One thing Henderson doesn't get into which I'd argue is the fact is that pop music seems more prone to turn into a self-enclosed world than popular music does. It doesn't often lead to much beyond or outside itself. An interest in Chicago blues might well lead to a love of swing or Dixieland, and an enjoyment of Cole Porter or Blossom Dearie might well lead to a love of Handel or Strauss. These musics exist on a continuum. But an awful lot of people who get hooked by pop music never move beyond pop music -- they keep looking for the same buzz. It's as though pop music values (and techniques) lead only to a craving for more such -- ever trying to recreate that youthful, charged-up feeling. Which is fine and dandy and who am I to judge. But there's still a big musical world out there that many, many pop music fans never get around to exploring -- an interesting phenom.

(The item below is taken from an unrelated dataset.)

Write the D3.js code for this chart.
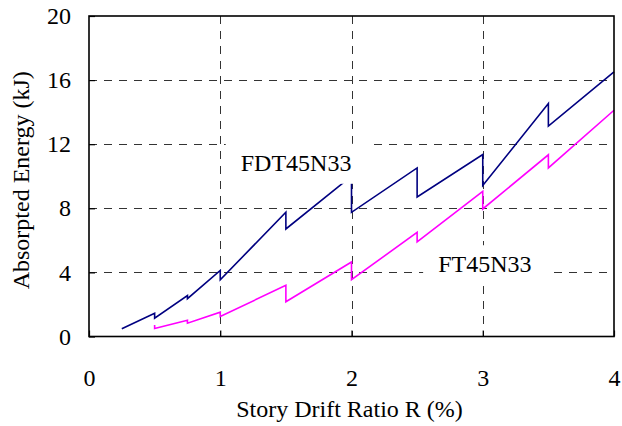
<!DOCTYPE html>
<html>
<head>
<meta charset="utf-8">
<script src="https://cdn.jsdelivr.net/npm/d3@7"></script>
<style>
  html, body { margin: 0; padding: 0; background: #fff; }
  svg { display: block; }
</style>
</head>
<body>
<svg id="chart" width="622" height="426"></svg>
<script>
// ---- data ----
const xTicks = [0, 1, 2, 3, 4];
const yTicks = [0, 4, 8, 12, 16, 20];

// FDT45N33 (story drift ratio %, absorbed energy kJ)
const fdtR = [0.25, 0.5, 0.5, 0.75, 0.75, 1, 1, 1.5, 1.5, 2, 2, 2.5, 2.5, 3, 3, 3.5, 3.5, 4];
const fdtE = [0.48, 1.45, 1.14, 2.55, 2.36, 4.12, 3.54, 7.75, 6.71, 10.0, 7.75, 10.52, 8.71, 11.36, 9.42, 14.54, 13.13, 16.52];

// FT45N33
const ftR = [0.5, 0.5, 0.75, 0.75, 1, 1, 1.5, 1.5, 2, 2, 2.5, 2.5, 3, 3, 3.5, 3.5, 4];
const ftE = [0.72, 0.5, 1.02, 0.83, 1.52, 1.25, 3.19, 2.17, 4.65, 3.54, 6.5, 5.9, 9.06, 7.96, 11.34, 10.52, 14.12];

const seriesNames = ["FDT45N33", "FT45N33"];
const seriesColors = ["#000080", "#ff00ff"];
const xTitle = "Story Drift Ratio R (%)";
const yTitle = "Absorpted Energy (kJ)";

// ---- layout ----
const FONT = "'Liberation Serif', Tinos, 'Times New Roman', Times, 'DejaVu Serif', serif";
const svg = d3.select("#chart");
const pL = 89, pR = 614, pT = 16, pB = 336.5;
const x = d3.scaleLinear().domain([0, 4]).range([pL, pR]);
const y = d3.scaleLinear().domain([0, 20]).range([pB, pT]);
const fontSize = 24;

// gridlines
const grid = svg.append("g").attr("stroke", "#333").attr("stroke-width", 1)
  .attr("stroke-dasharray", "8,7").attr("fill", "none");
yTicks.filter(v => v > 0 && v < 20).forEach(v => {
  grid.append("line").attr("x1", pL).attr("x2", pR)
    .attr("y1", Math.round(y(v)) + 0.5).attr("y2", Math.round(y(v)) + 0.5);
});
xTicks.filter(v => v > 0 && v < 4).forEach(v => {
  grid.append("line").attr("y1", pT).attr("y2", pB)
    .attr("x1", Math.round(x(v)) + 0.5).attr("x2", Math.round(x(v)) + 0.5);
});

// series lines
const line = d3.line().x(d => x(d[0])).y(d => y(d[1]));
const series = [d3.zip(fdtR, fdtE), d3.zip(ftR, ftE)];
series.forEach((s, i) => {
  svg.append("path").datum(s).attr("d", line)
    .attr("fill", "none").attr("stroke", seriesColors[i])
    .attr("stroke-width", 1.6).attr("stroke-linejoin", "miter");
});

// series labels with white background boxes
const labelPos = [[1.156, 10.34], [2.66, 4.01]];
seriesNames.forEach((name, i) => {
  const g = svg.append("g");
  const t = g.append("text").attr("x", x(labelPos[i][0])).attr("y", y(labelPos[i][1]))
    .attr("font-family", FONT).attr("font-size", fontSize).attr("fill", "#000").text(name);
  const bb = t.node().getBBox();
  g.insert("rect", "text")
    .attr("x", bb.x - 15).attr("y", bb.y - 6)
    .attr("width", bb.width + 34).attr("height", bb.height + 14)
    .attr("fill", "#fff");
});

// frame
svg.append("rect").attr("x", pL).attr("y", pT)
  .attr("width", pR - pL).attr("height", pB - pT)
  .attr("fill", "none").attr("stroke", "#000").attr("stroke-width", 1.6);

// axes (inward ticks)
const xAxis = d3.axisBottom(x).tickValues(xTicks).tickFormat(d3.format("d"))
  .tickSizeInner(-6).tickSizeOuter(0).tickPadding(32);
const yAxis = d3.axisLeft(y).tickValues(yTicks).tickFormat(d3.format("d"))
  .tickSizeInner(-6).tickSizeOuter(0).tickPadding(18);
const gx = svg.append("g").attr("transform", `translate(0,${pB})`).call(xAxis);
const gy = svg.append("g").attr("transform", `translate(${pL},0)`).call(yAxis);
[gx, gy].forEach(g => {
  g.attr("font-family", FONT).attr("font-size", fontSize);
  g.select(".domain").remove();
  g.selectAll(".tick line").attr("stroke", "#000").attr("stroke-width", 1.2);
  g.selectAll(".tick text").attr("fill", "#000");
});

// axis titles
svg.append("text").attr("x", (pL + pR) / 2 - 2).attr("y", 417)
  .attr("text-anchor", "middle").attr("font-family", FONT).attr("font-size", fontSize)
  .attr("fill", "#000").text(xTitle);
svg.append("text").attr("transform", `translate(29,${(pT + pB) / 2 + 4}) rotate(-90)`)
  .attr("text-anchor", "middle").attr("font-family", FONT).attr("font-size", fontSize)
  .attr("fill", "#000").text(yTitle);
</script>
</body>
</html>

FvB -- Interesting questions, and 'way beyond my competence to address. I'm pretty happy with the idea that demographics-plus-social-changes-plus- commercial-pressures- plus-technology equals the triumph of pop music myself. But maybe there's a lot more to it than just that. Offhand, my hunch is that the pop worldview has become a quasi-religion these days for many people -- stardom, riches, and glamor being the pop equivalent of achieving redemption; the stars themselves providing proof that attaining god-hood is possible, if only for a select few; "believing in the dream" being the pop equivalent of religious belief; and that "once-every-few-years super-high sensation that it's all just working beautifully and the top of my head's exploding it's so great" being the occasional view of bliss that pop affords and trades on. I think it's plausible anyway -- do you buy it?

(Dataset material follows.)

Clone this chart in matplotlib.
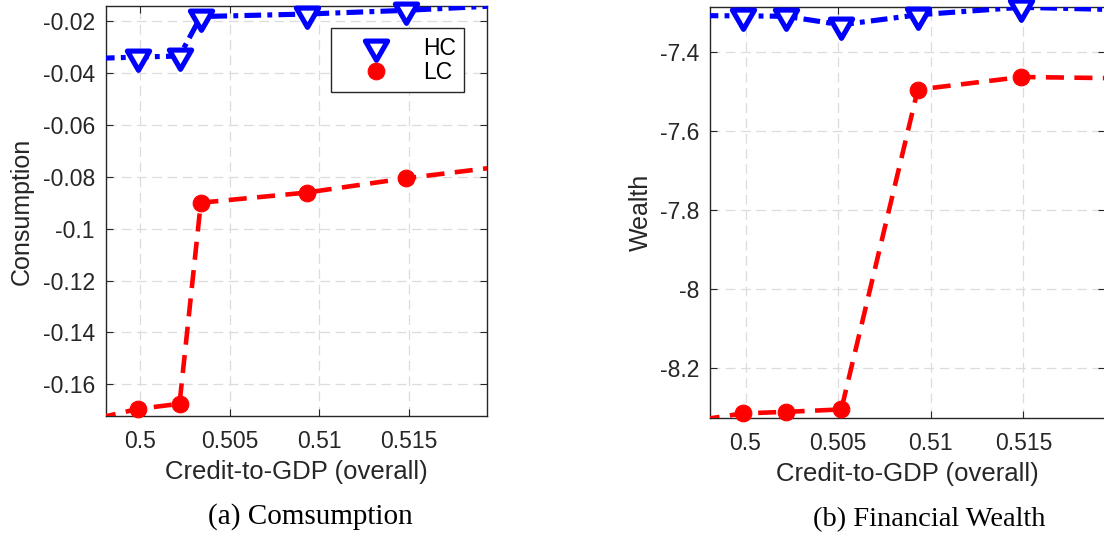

Posted by: Michael Blowhard on July 28, 2004 2:29 PM



A few people might enjoy John Derbyshire's review of the new Cole Porter biopic here. He's beyond anti-pop, but he makes some good points. Well, points I agree with anyway, including: "This kind of smoky, jazzy, grown-up sophistication seems a world away now. Our own popular culture is targeted mostly at illiterate teenagers."

Posted by: Michael Blowhard on July 28, 2004 4:21 PM



Yeah, I pretty much buy that pop music offers people little vignettes intended to remind them of times when everything's going great. And pop touches on some of life's little downers, although mostly of the unrequited love variety (that everybody hopes will eventually get resolved when they find the right significant other.) But as best I can tell, today it steers resolutely away from any more comprehensive discussion of how to live with the Big Problems (e.g., mortality, unrelieved loneliness, the necessity for lifelong hard work, the likelihood of ultimate failure and frustration, etc., etc.) and still not be utterly miserable. Which is why it is, er, a tad superficial.

The worship of pop-music idols is that they are supreme embodiments of how today's logos-oriented society can pay off for people --i.e., pop stars are powerful, they are successful, they can sleep with whoever they want, they don't have to punch a time clock, etc. The problem here, of course, is that when things don't work out, when you end up broke or broken-hearted, pop idols can only tell you to buy their music so you can feel less alone...assuming you've got the purchase price. Not much of a message, or much of a set of values to build a life on. But it's kind of hard to see what values a consumer society has to offer other than... consumption.

Posted by: Friedrich von Blowhard on July 28, 2004 8:30 PM



But as best I can tell, today it steers resolutely away from any more comprehensive discussion of how to live with the Big Problems (e.g., mortality, unrelieved loneliness, the necessity for lifelong hard work, the likelihood of ultimate failure and frustration, etc., etc.)

Well, except for music specifically designed for religious ceremonies, I don't think popular music ever focused too much on these problems, much less gave a "comprehensive discussion" of them in musical form. And some pop music does touch on this kind of stuff, like "Dark Side of the Moon".